I signed up for the DC Running Club‘s The Runway 5 Miler. It sounded like it would be so much fun and after the Rock ‘n’ Roll USA Half Marathon earlier in March, a small, local race sounded very palatable.
The race was women’s only, and after the SELF Magazine hoopla this week, I thought doing a women’s only race was very appropriate. I was pleased to see lots of ladies rocking the tutus. I myself don’t have a tutu but decided to wear a skirt. 
I decided to pick up my bib the morning of, so Raisin Bread and I drove down to Hains Point and arrived at 7:30 am. The hubby volunteered to go with me. He is so sweet, and we drove since it would take forever to get to the start line by public transportation. Also, the weather was not pleasant that morning. 

The race was super small, compared to the other ones I have run, with only about 300 finishers. Picking up my bib was a breeze, so with Raisin Bread napping in the car, I had time to stretch and take pictures of the crazy amount of fog.

Fog over the Potomac River

The race started five minutes late, so we weren’t off until 8:05 am. If you have ever run on Hains Point, you know that it isn’t the most scenic place, except for maybe when the cherry blossoms are blooming. That combined with the fog made it so there wasn’t much to see.
In addition to the 5 miler, there was also a 5K option, which started at the same time as the 5 miler. Both routes were out and back, so the 5K runners turned around just past the water stop, and the 5 milers continued until our half way point. Because the race was so small, there weren’t any mile markers.
I felt pretty good the whole time. It was pretty drizzly during the entire race, but it was also humid so the drizzle felt really nice to me. It didn’t start raining a good bit until the tail end of the race, so that was pretty good timing for me. 
The finish line had a red carpet with photographers (paparazzi?) capturing our finishes. Once I was done, I got my medal and then got in line to get refreshments and my race shirt. By the time I finished, they had run out of bananas. Boohoo. 
Additionally, when I signed up for the race, it was advertised that we would also be getting a long stem rose and that there would be a step and repeat. Let’s just say – these were no where to be found.  I didn’t get a rose. Raisin Bread also mentioned that he did not see anyone with roses. There also weren’t any step and repeats that I saw. 
The race times were captured by clock time, with everyone having the same start time. My official finish time was 54:48. This was 30 seconds longer than my RunKeeper time of 54:18. 

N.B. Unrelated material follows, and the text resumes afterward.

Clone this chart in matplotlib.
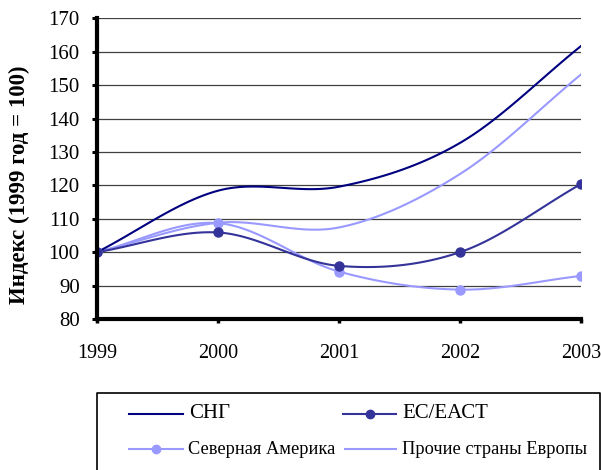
import numpy as np
import matplotlib
matplotlib.use('Agg')
from matplotlib import pyplot as plt

plt.rcParams['font.family'] = ['Liberation Serif', 'DejaVu Serif']

## data --------------------------------
years = [1999, 2000, 2001, 2002, 2003]
cis = [100, 118.4, 119.6, 132.7, 161.7]            # СНГ
eu_efta = [100, 105.9, 95.9, 100.0, 120.4]         # ЕС/ЕАСТ
north_america = [100, 108.7, 94.2, 88.8, 92.9]     # Северная Америка
other_europe = [100, 108.8, 107.4, 123.4, 153.2]   # Прочие страны Европы
y_ticks = [80, 90, 100, 110, 120, 130, 140, 150, 160, 170]


# excel style smoothed line (cardinal spline through the points)
def smooth(x, y, n=30):
    x = np.asarray(x, float)
    y = np.asarray(y, float)
    m = np.zeros_like(y)
    m[1:-1] = (y[2:] - y[:-2]) / (x[2:] - x[:-2])
    m[0] = (y[1] - y[0]) / (x[1] - x[0])
    m[-1] = (y[-1] - y[-2]) / (x[-1] - x[-2])
    xs, ys = [], []
    for i in range(len(x) - 1):
        h = x[i + 1] - x[i]
        t = np.linspace(0, 1, n, endpoint=(i == len(x) - 2))
        h00 = 2 * t**3 - 3 * t**2 + 1
        h10 = t**3 - 2 * t**2 + t
        h01 = -2 * t**3 + 3 * t**2
        h11 = t**3 - t**2
        xs.append(x[i] + t * h)
        ys.append(h00 * y[i] + h10 * h * m[i] + h01 * y[i + 1] + h11 * h * m[i + 1])
    return np.concatenate(xs), np.concatenate(ys)


fig = plt.figure(figsize=(6.01, 4.70), dpi=100)
ax_w = 581 - 97
ax_h = 319 - 18.3
ax = fig.add_axes([97 / 601, 1 - 319 / 470, ax_w / 601, ax_h / 470])

dark = '#000080'
mid = '#333399'
light = '#9999FF'

ax.plot(*smooth(years, other_europe), color=light, lw=1.5, zorder=3)
ax.plot(*smooth(years, north_america), color=light, lw=1.5, zorder=3)
ax.plot(years, north_america, 'o', color=light, ms=6.5, zorder=4)
ax.plot(*smooth(years, eu_efta), color=mid, lw=1.5, zorder=3)
ax.plot(years, eu_efta, 'o', color=mid, ms=6.5, zorder=4)
ax.plot(*smooth(years, cis), color=dark, lw=1.5, zorder=3)

ax.set_xlim(1999, 2003)
ax.set_ylim(80, 170)
ax.set_xticks(years)
ax.set_yticks(y_ticks)
ax.yaxis.grid(True, color='#404040', lw=0.9)
ax.set_axisbelow(True)
for side in ['top', 'right']:
    ax.spines[side].set_visible(False)
for side in ['left', 'bottom']:
    ax.spines[side].set_linewidth(3)
    ax.spines[side].set_zorder(5)
ax.tick_params(axis='y', direction='out', length=3.5, width=2.2, labelsize=15, pad=9)
ax.tick_params(axis='x', direction='out', length=3, width=2.5, labelsize=14.5, pad=15)
ax.set_ylabel('Индекс (1999 год = 100)', fontsize=16.5, fontweight='bold')
ax.yaxis.set_label_coords(-(97 - 30) / ax_w, (319 - 185) / ax_h)

# legend box, bottom edge runs off the picture
lg = fig.add_axes([0, 0, 1, 1], zorder=10)
lg.set_xlim(0, 601)
lg.set_ylim(470, 0)
lg.axis('off')
lg.plot([96.5, 96.5, 600, 600], [472, 393, 393, 472], color='black', lw=1.2, clip_on=False)

entries = [
    ('СНГ', dark, None, 129, 183, 413.5, 189, 15),
    ('ЕС/ЕАСТ', mid, 370, 343, 396, 413.5, 402, 15),
    ('Северная Америка', light, 156, 129, 183, 449, 188, 13.2),
    ('Прочие страны Европы', light, None, 345, 396, 449, 402, 13.2),
]
for label, col, mk, x0, x1, yy, tx, fs in entries:
    lg.plot([x0, x1], [yy, yy], color=col, lw=1.5)
    if mk is not None:
        lg.plot([mk], [yy], 'o', color=col, ms=6)
    lg.text(tx, yy, label, fontsize=fs, va='center', ha='left')

fig.savefig('out.png', dpi=100)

Here are my split times from RunKeeper:
Mile 1: 11:26 *bathroom stop
Mile 2: 10:41
Mile 3: 10:42
Mile 4: 10:54
Mile 5: 10:38 *fastest mile

As you can see from my splits, I need some work on my pacing. Why is my last mile my fastest? I think I need to push myself a little bit more at the beginning. 

Besides the falsely advertised perks, this race was a nice change of pace from the enormous ones that I usually sign up for. 
Over the next few months, I’ll be living vicariously through the race reports of my fellow bloggers! Hopefully, I will be back at it soon enough.